▶ _PROBLEM TO WORK ON_
Reproduce all of the data exactly.

▶ _DATA SEGMENT_

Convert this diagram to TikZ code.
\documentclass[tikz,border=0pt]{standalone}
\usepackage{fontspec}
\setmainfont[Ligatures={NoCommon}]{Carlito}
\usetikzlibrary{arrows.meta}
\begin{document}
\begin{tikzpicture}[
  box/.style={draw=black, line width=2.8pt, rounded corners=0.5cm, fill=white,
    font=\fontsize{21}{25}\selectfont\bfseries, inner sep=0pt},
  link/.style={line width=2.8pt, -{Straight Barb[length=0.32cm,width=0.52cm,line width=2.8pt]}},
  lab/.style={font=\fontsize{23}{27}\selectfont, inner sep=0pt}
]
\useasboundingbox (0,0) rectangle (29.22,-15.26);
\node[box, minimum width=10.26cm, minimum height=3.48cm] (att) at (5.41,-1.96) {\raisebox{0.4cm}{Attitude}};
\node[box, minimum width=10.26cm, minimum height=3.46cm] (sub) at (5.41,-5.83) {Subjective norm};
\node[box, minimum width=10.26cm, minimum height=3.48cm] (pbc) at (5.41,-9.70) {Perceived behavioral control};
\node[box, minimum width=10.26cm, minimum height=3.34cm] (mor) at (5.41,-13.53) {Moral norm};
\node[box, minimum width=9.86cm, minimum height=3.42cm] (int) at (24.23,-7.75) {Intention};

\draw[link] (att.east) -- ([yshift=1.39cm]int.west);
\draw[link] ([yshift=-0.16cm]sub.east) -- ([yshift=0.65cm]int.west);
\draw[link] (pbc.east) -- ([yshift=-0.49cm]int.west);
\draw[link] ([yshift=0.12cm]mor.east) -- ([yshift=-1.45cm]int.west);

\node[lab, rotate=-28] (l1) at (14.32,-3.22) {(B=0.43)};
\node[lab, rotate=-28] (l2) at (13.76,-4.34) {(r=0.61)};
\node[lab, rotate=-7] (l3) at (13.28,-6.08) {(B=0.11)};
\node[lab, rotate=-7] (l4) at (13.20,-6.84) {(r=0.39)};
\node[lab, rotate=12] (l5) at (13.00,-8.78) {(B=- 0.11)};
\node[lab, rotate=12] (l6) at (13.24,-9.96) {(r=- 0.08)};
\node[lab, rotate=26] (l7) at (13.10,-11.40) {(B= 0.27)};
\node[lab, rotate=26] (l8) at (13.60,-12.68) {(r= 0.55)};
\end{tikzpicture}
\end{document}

▶ _RESULT OF THE TASK_
Convert this diagram to TikZ code.
\documentclass[tikz,border=0pt]{standalone}
\usepackage{fontspec}
\setmainfont[Ligatures={NoCommon}]{Carlito}
\usetikzlibrary{arrows.meta}
\begin{document}
\begin{tikzpicture}[
  box/.style={draw=black, line width=2.8pt, rounded corners=0.5cm, fill=white,
    font=\fontsize{21}{25}\selectfont\bfseries, inner sep=0pt},
  link/.style={line width=2.8pt, -{Straight Barb[length=0.32cm,width=0.52cm,line width=2.8pt]}},
  lab/.style={font=\fontsize{23}{27}\selectfont, inner sep=0pt}
]
\useasboundingbox (0,0) rectangle (29.22,-15.26);
\node[box, minimum width=10.26cm, minimum height=3.48cm] (att) at (5.41,-1.96) {\raisebox{0.4cm}{Attitude}};
\node[box, minimum width=10.26cm, minimum height=3.46cm] (sub) at (5.41,-5.83) {Subjective norm};
\node[box, minimum width=10.26cm, minimum height=3.48cm] (pbc) at (5.41,-9.70) {Perceived behavioral control};
\node[box, minimum width=10.26cm, minimum height=3.34cm] (mor) at (5.41,-13.53) {Moral norm};
\node[box, minimum width=9.86cm, minimum height=3.42cm] (int) at (24.23,-7.75) {Intention};

\draw[link] (att.east) -- ([yshift=1.39cm]int.west);
\draw[link] ([yshift=-0.16cm]sub.east) -- ([yshift=0.65cm]int.west);
\draw[link] (pbc.east) -- ([yshift=-0.49cm]int.west);
\draw[link] ([yshift=0.12cm]mor.east) -- ([yshift=-1.45cm]int.west);

\node[lab, rotate=-28] (l1) at (14.32,-3.22) {(B=0.43)};
\node[lab, rotate=-28] (l2) at (13.76,-4.34) {(r=0.61)};
\node[lab, rotate=-7] (l3) at (13.28,-6.08) {(B=0.11)};
\node[lab, rotate=-7] (l4) at (13.20,-6.84) {(r=0.39)};
\node[lab, rotate=12] (l5) at (13.00,-8.78) {(B=- 0.11)};
\node[lab, rotate=12] (l6) at (13.24,-9.96) {(r=- 0.08)};
\node[lab, rotate=26] (l7) at (13.10,-11.40) {(B= 0.27)};
\node[lab, rotate=26] (l8) at (13.60,-12.68) {(r= 0.55)};
\end{tikzpicture}
\end{document}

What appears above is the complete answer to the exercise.